On Monday, the Vatican released a statement by Francis that said priests may use their discretion in blessing same-sex marriages as long as they fall short of stating, or even implying, that the union is equivalent to heterosexual marriage. This after some dioceses in Germany and elsewhere in Northern Europe held ceremonies to bless same-sex couples in defiance of the Vatican’s official ban on condoning such unions.

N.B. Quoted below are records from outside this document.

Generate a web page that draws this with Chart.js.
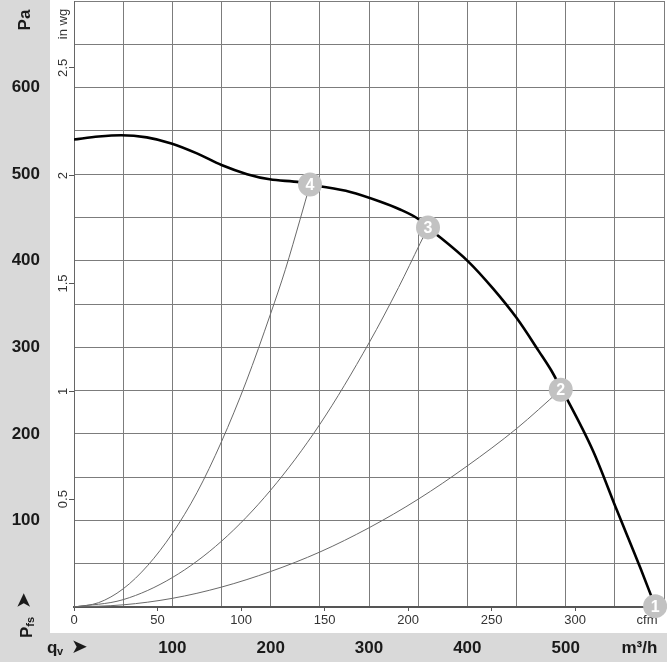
<!DOCTYPE html>
<html><head><meta charset="utf-8">
<script src="https://cdn.jsdelivr.net/npm/chart.js@4/dist/chart.umd.min.js"></script>
<style>html,body{margin:0;padding:0;background:#fff}canvas{display:block}</style>
</head><body>
<canvas id="c" width="667" height="667"></canvas>
<script>
// ---- data ----
// fan curve: flow in m³/h, static pressure in Pa
const fanFlow     = [0, 25, 48, 74, 99, 125, 150, 176, 199, 230, 240, 281, 311, 331, 349, 360, 401, 426, 450, 473, 486, 495, 501, 528, 552, 576, 591];
const fanPressure = [540, 543.5, 545, 542.5, 535.5, 524, 510.5, 500, 494, 490.5, 488, 479.5, 468.5, 459.5, 449, 438.5, 399, 368, 334, 295, 272, 253, 241, 180, 112, 45, 1];
// system curves ending at operating points 4, 3, 2
const sys4Flow = [0, 25, 50, 75, 100, 125, 150, 175, 200, 215, 230, 240];
const sys4Pressure = [0, 5, 21, 48, 85, 132, 191, 260, 339, 390, 448, 488];
const sys3Flow = [0, 50, 100, 150, 200, 250, 300, 330, 352, 360];
const sys3Pressure = [0, 8.5, 34, 76, 135, 211, 305, 369, 420, 438.5];
const sys2Flow = [0, 50, 100, 150, 200, 250, 300, 350, 400, 450, 495];
const sys2Pressure = [0, 2.5, 10, 23, 41, 63.5, 91.5, 124.5, 163, 206, 251];
// operating point markers
const markerLabels   = ['1', '2', '3', '4'];
const markerFlow     = [591, 495, 360, 240];
const markerPressure = [1, 251, 438.5, 488];
// tick labels
const paTicks   = [100, 200, 300, 400, 500, 600];
const paGrid    = [0, 50, 100, 150, 200, 250, 300, 350, 400, 450, 500, 550, 600, 650, 700];
const flowTicks = [100, 200, 300, 400, 500];
const flowGrid  = [0, 50, 100, 150, 200, 250, 300, 350, 400, 450, 500, 550, 600];
const flowUnitPos = 575;           // where "m³/h" sits on the m³/h axis
const cfmTicks  = [0, 50, 100, 150, 200, 250, 300];
const cfmUnitPos = 343;            // where "cfm" sits on the cfm axis
const inwgTicks = [0.5, 1, 1.5, 2, 2.5];

const PA_PER_INWG = 249.09;
const M3H_PER_CFM = 1.699;
const FONT = '"Liberation Sans", Arial, sans-serif';
const GRID = '#7c7c7c';

const pts = (xs, ys) => xs.map((x, i) => ({x, y: ys[i]}));
const noPad = s => { s.paddingTop = 0; s.paddingBottom = 0; s.paddingLeft = 0; s.paddingRight = 0; };

const decorPlugin = {
  id: 'decor',
  beforeDraw(chart) {
    const ctx = chart.ctx;
    ctx.save();
    ctx.fillStyle = '#ffffff';
    ctx.fillRect(0, 0, 667, 667);
    ctx.fillStyle = '#d9d9d9';
    ctx.fillRect(0, 0, 50, 633);
    ctx.fillRect(0, 633, 667, 29);
    ctx.restore();
  },
  afterDraw(chart) {
    const ctx = chart.ctx;
    ctx.save();
    ctx.fillStyle = '#1a1a1a';
    // "Pa"
    ctx.save();
    ctx.translate(25, 20);
    ctx.rotate(-Math.PI / 2);
    ctx.font = 'bold 17px ' + FONT;
    ctx.textAlign = 'center'; ctx.textBaseline = 'middle';
    ctx.fillText('Pa', 0, 0);
    ctx.restore();
    // "Pfs ➤"
    ctx.save();
    ctx.translate(32, 638);
    ctx.rotate(-Math.PI / 2);
    ctx.textAlign = 'left'; ctx.textBaseline = 'alphabetic';
    ctx.font = 'bold 17px ' + FONT;
    ctx.fillText('P', 0, 0);
    const w = ctx.measureText('P').width;
    ctx.font = 'bold 11px ' + FONT;
    ctx.fillText('fs', w, 2);
    ctx.font = '20px "DejaVu Sans"';
    ctx.textBaseline = 'middle';
    ctx.fillText('\u27A4', 29, -7);
    ctx.restore();
    // "qv ➤"
    ctx.textAlign = 'left'; ctx.textBaseline = 'alphabetic';
    ctx.font = 'bold 17px ' + FONT;
    ctx.fillText('q', 47, 653);
    ctx.font = 'bold 11px ' + FONT;
    ctx.fillText('v', 57, 655);
    ctx.font = '20px "DejaVu Sans"';
    ctx.textBaseline = 'middle';
    ctx.fillText('\u27A4', 71, 648);
    // in wg labels (rotated)
    const yw = chart.scales.yw;
    ctx.fillStyle = '#333';
    ctx.font = '13px ' + FONT;
    ctx.textAlign = 'center'; ctx.textBaseline = 'middle';
    inwgTicks.forEach(v => {
      ctx.save();
      ctx.translate(63, yw.getPixelForValue(v));
      ctx.rotate(-Math.PI / 2);
      ctx.fillText(String(v), 0, 0);
      ctx.restore();
    });
    ctx.save();
    ctx.translate(63, 24);
    ctx.rotate(-Math.PI / 2);
    ctx.fillText('in wg', 0, 0);
    ctx.restore();
    // marker numbers
    const meta = chart.getDatasetMeta(0);
    ctx.fillStyle = '#ffffff';
    ctx.font = 'bold 16px ' + FONT;
    meta.data.forEach((el, i) => {
      ctx.fillText(markerLabels[i], el.x, el.y + 1);
    });
    ctx.restore();
  }
};

new Chart(document.getElementById('c'), {
  type: 'scatter',
  data: {
    datasets: [
      { label: 'points', data: pts(markerFlow, markerPressure), pointRadius: 12,
        pointBackgroundColor: '#c2c2c2', pointBorderWidth: 0, showLine: false, clip: false },
      { label: 'fan', data: pts(fanFlow, fanPressure), showLine: true, pointRadius: 0,
        borderColor: '#000', borderWidth: 2.6, cubicInterpolationMode: 'monotone' },
      { label: 'sys4', data: pts(sys4Flow, sys4Pressure), showLine: true, pointRadius: 0,
        borderColor: '#6a6a6a', borderWidth: 1, cubicInterpolationMode: 'monotone' },
      { label: 'sys3', data: pts(sys3Flow, sys3Pressure), showLine: true, pointRadius: 0,
        borderColor: '#6a6a6a', borderWidth: 1, cubicInterpolationMode: 'monotone' },
      { label: 'sys2', data: pts(sys2Flow, sys2Pressure), showLine: true, pointRadius: 0,
        borderColor: '#6a6a6a', borderWidth: 1, cubicInterpolationMode: 'monotone' }
    ]
  },
  options: {
    responsive: false,
    devicePixelRatio: 1,
    animation: false,
    events: [],
    layout: { autoPadding: false, padding: { top: 1, right: 3, left: 0, bottom: 0 } },
    plugins: { legend: { display: false }, tooltip: { enabled: false } },
    scales: {
      x: {
        type: 'linear', position: 'bottom', weight: 10, min: 0, max: 600,
        afterBuildTicks: s => { s.ticks = flowGrid.map(v => ({value: v})).concat([{value: flowUnitPos}]); },
        ticks: {
          autoSkip: false, maxRotation: 0, minRotation: 0, padding: 5,
          font: { family: FONT, size: 17, weight: 'bold' }, color: '#1a1a1a',
          callback: v => flowTicks.includes(v) ? String(v) : (v === flowUnitPos ? 'm³/h' : '')
        },
        grid: {
          color: c => (c.tick && c.tick.value === flowUnitPos) ? 'rgba(0,0,0,0)' : GRID,
          drawTicks: false, lineWidth: 1
        },
        border: { display: false },
        afterFit: s => { s.height = 34; noPad(s); }
      },
      xc: {
        type: 'linear', position: 'bottom', weight: 0, min: 0, max: 600 / M3H_PER_CFM,
        afterBuildTicks: s => { s.ticks = cfmTicks.map(v => ({value: v})).concat([{value: cfmUnitPos}]); },
        ticks: {
          autoSkip: false, maxRotation: 0, minRotation: 0, padding: 2,
          font: { family: FONT, size: 13 }, color: '#333',
          callback: v => v === cfmUnitPos ? 'cfm' : String(v)
        },
        grid: {
          drawOnChartArea: false, drawTicks: true, tickLength: 4,
          color: c => (c.tick && c.tick.value === cfmUnitPos) ? 'rgba(0,0,0,0)' : '#555'
        },
        border: { display: true, color: '#555', width: 2 },
        afterFit: s => { s.height = 26; noPad(s); }
      },
      y: {
        type: 'linear', position: 'left', weight: 10, min: 0, max: 700,
        afterBuildTicks: s => { s.ticks = paGrid.map(v => ({value: v})); },
        ticks: {
          autoSkip: false, crossAlign: 'center', padding: 10,
          font: { family: FONT, size: 17, weight: 'bold' }, color: '#1a1a1a',
          callback: v => paTicks.includes(v) ? String(v) : ''
        },
        grid: { color: GRID, drawTicks: false, lineWidth: 1 },
        border: { display: false },
        afterFit: s => { s.width = 50; noPad(s); }
      },
      yw: {
        type: 'linear', position: 'left', weight: 0, min: 0, max: 700 / PA_PER_INWG,
        afterBuildTicks: s => { s.ticks = inwgTicks.map(v => ({value: v})); },
        ticks: { display: false },
        grid: { drawOnChartArea: false, drawTicks: true, tickLength: 5, color: '#555' },
        border: { display: true, color: '#666', width: 1 },
        afterFit: s => { s.width = 24; noPad(s); }
      }
    }
  },
  plugins: [decorPlugin]
});
</script>
</body></html>
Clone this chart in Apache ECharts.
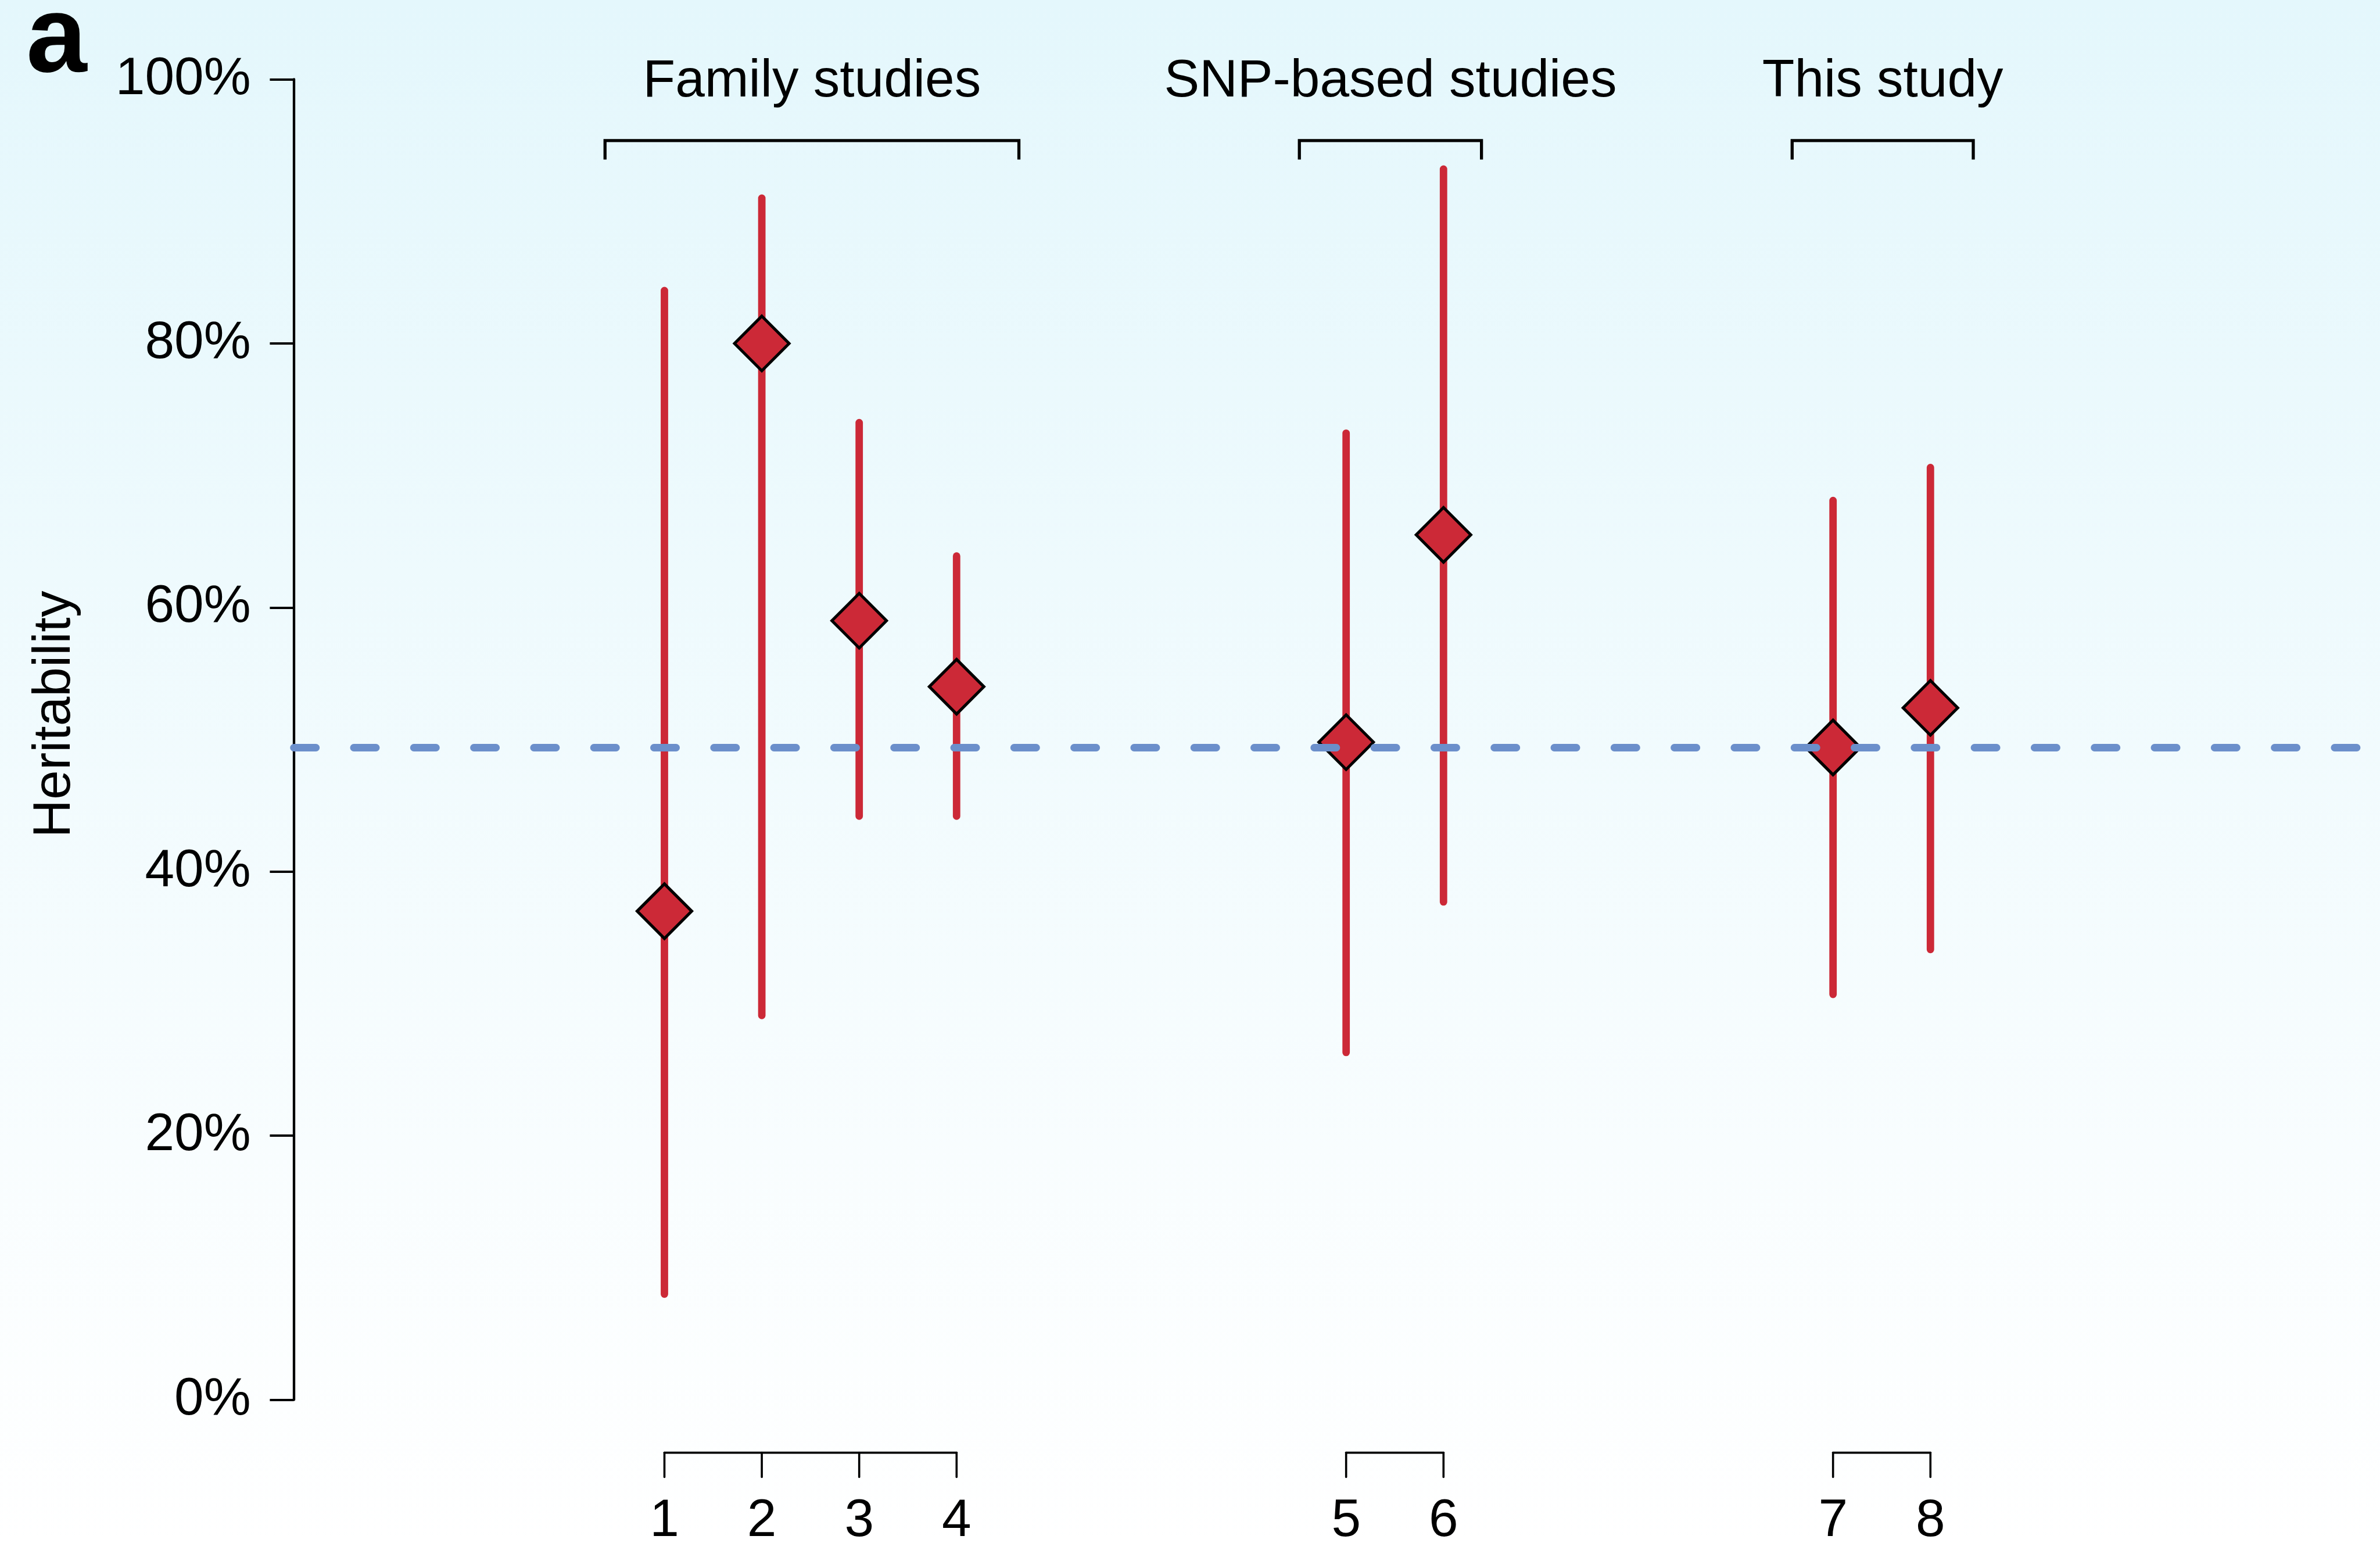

The church defines marriage exclusively as the union of a woman and a man. But Francis said that priests, acting out of pastoral charity, should have some freedom to determine “whether there are forms of blessing, requested by one or more people, that do not convey a misconception of marriage.” The statement is in keeping with his theme that the church should be far more inclusive and that love, as he once wrote, “makes us strive towards universal communion.”
Francis’s stand on same-sex blessings has riled some conservative factions in the church. Cardinals Raymond Burke of the United States, a canon lawyer who is seen as the voice of traditionalism, and Guinean Cardinal Robert Sarah, who has denounced “Western homosexual and abortion theologies,” were among the cardinals who have questioned the authority of the synod. They wanted to know whether the blessing of same-sex unions can be consistent with church teachings, which say that “homosexual acts are intrinsically disordered.”
Francis’s synod will have an environmental element as well. The Vatican recently revealed that the Pope has written a second part to his landmark 2015 environmental encyclical, Laudato si’ – Praise be to you, with its themes of human ecology, caring for the environment and addressing climate change.
On Wednesday evening, Canadian Cardinal Michael Czerny, prefect of the Dicastery for Promoting Integral Human Development, and Justin Welby, the Anglican Archbishop of Canterbury, among others, were to appear on a panel to be broadcast on YouTube to discuss Laudate Deum (Praise God), as the second part of Laudato si’ is known. Above all, it appears to be a plea for action on the climate emergency.
In it, Francis writes: “With the passage of time, I have realized that our responses have not been adequate, while the world in which we live is collapsing and may be nearing the breaking point … the effects of climate change are borne by the most vulnerable people, whether at home or around the world.”